Bertold Becker - Pfarrer der Evangelich-Reformierte Kirchengemeinde Bielefeld
Bertold Becker – Pfarrer der Evangelich-Reformierte Kirchengemeinde Bielefeld

Die Himmelfahrt Christi ist ein merkwürdiges Fest. Die alten Erzählungen graben sich nicht tief ins Herz hinein. Vielleicht können sie es auch nicht, denn viel erzählt wird eigentlich nicht. Christus, der Auferstandene, wird vor den Augen der Jünger (und Jüngerinnen) in den Himmel gehoben.
Wo, aber bitte schön, ist der Himmel?
Der Himmel ist ein Ort, der – im Bild gesprochen – alles umgibt. Er umhüllt die
Erde und schafft Raum, dass überhaupt etwas wächst und gedeiht – unter dem
Licht der Sonne und dem Regen der Wolken, die am Himmel entlangziehen.
Wenn jemand gestorben ist, dann sagen wir zuweilen den Kindern – (und auch
uns Erwachsenen): Der geliebte Mensch ist im Himmel, also aufgehoben in etwas, das wir sehen und zugleich nicht sehen. Der Himmel umschreibt hier
metaphorisch das Aufgehoben sein in Gott.
„Christus spricht: Wenn ich erhöht werde von der Erde, so will ich alle zu mir
ziehen.“
Der Wochenspruch für die kommende Woche fasst ins Auge, was mit der
Himmelfahrt möglicherweise verbunden ist: Wenn Christus in den Himmel
gefahren ist – aufgehoben in die ungebrochene Einheit mit Gott – sind wir mit ihm
ebenfalls in diese Einheit mit hineingenommen. – Wie im Himmel, so auf Erden.
Der Himmel beinhaltet neben der Nähe zugleich die Metaphorik der Distanz:
Wer im Himmel wohnt, ist woanders und nicht mehr hier. Das Andere aber ist
tatsächlich das „Ganz Andere“: Nicht greif- und fassbar. Der Himmel bleibt
Geheimnis, selbst wenn seine Nähe täglich spürbar ist.
Diese Distanz mutet uns die Himmelfahrt Christi zu.
„Wir sind schon Gottes Kinder; es ist aber noch nicht erschienen, was wir sein
werden. Wir wissen: Wenn es erscheinen wird, werden wir ihm gleich sein; dann
wir werden ihn sehen, wie er ist.“ heißt es im 1. Johannesbrief (1. Joh 3,2).

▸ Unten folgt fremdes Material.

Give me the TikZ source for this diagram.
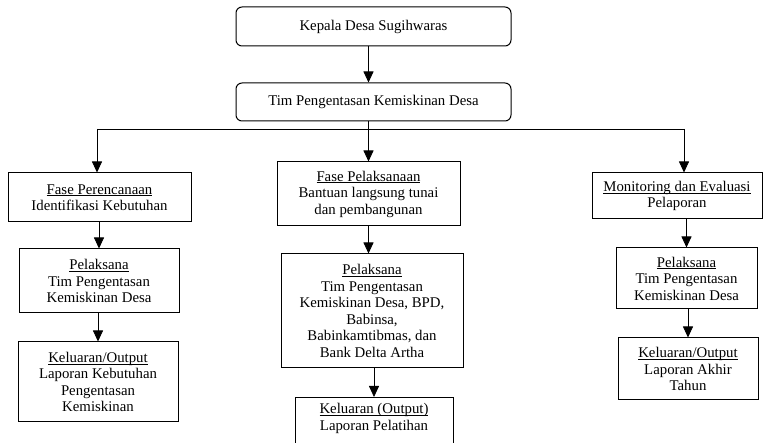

Wir sind schon – und wir sind´s noch nicht, weil wir erst werden, was wir sind.
Der jüdische Philosoph Ernst Bloch sagt: „Ich bin, aber ich habe mich nicht.
Darum werden wir erst“.
Himmelfahrt benennt diese Spannung von Nähe und Distanz.
Da Pfingsten noch auf sich warten lässt und erst in 10 Tagen gefeiert wird, lädt
Himmelfahrt dazu ein, Pause zu machen, abzuwarten und der Dinge zu harren, die
da kommen.
Warten – und getrost sein. Die Dinge sind noch im Werden.
Die alten Geschichten von Himmelfahrt laden die Jüngerinnen und Jünger zum
Pause-Machen ein: Esst und trinkt, teilt das Brot und den Wein, sammelt euch,
stärkt euch… Es kommt eine andere Zeit.
Dieser Hoffnung schließe ich mich an und Grüße herzlich!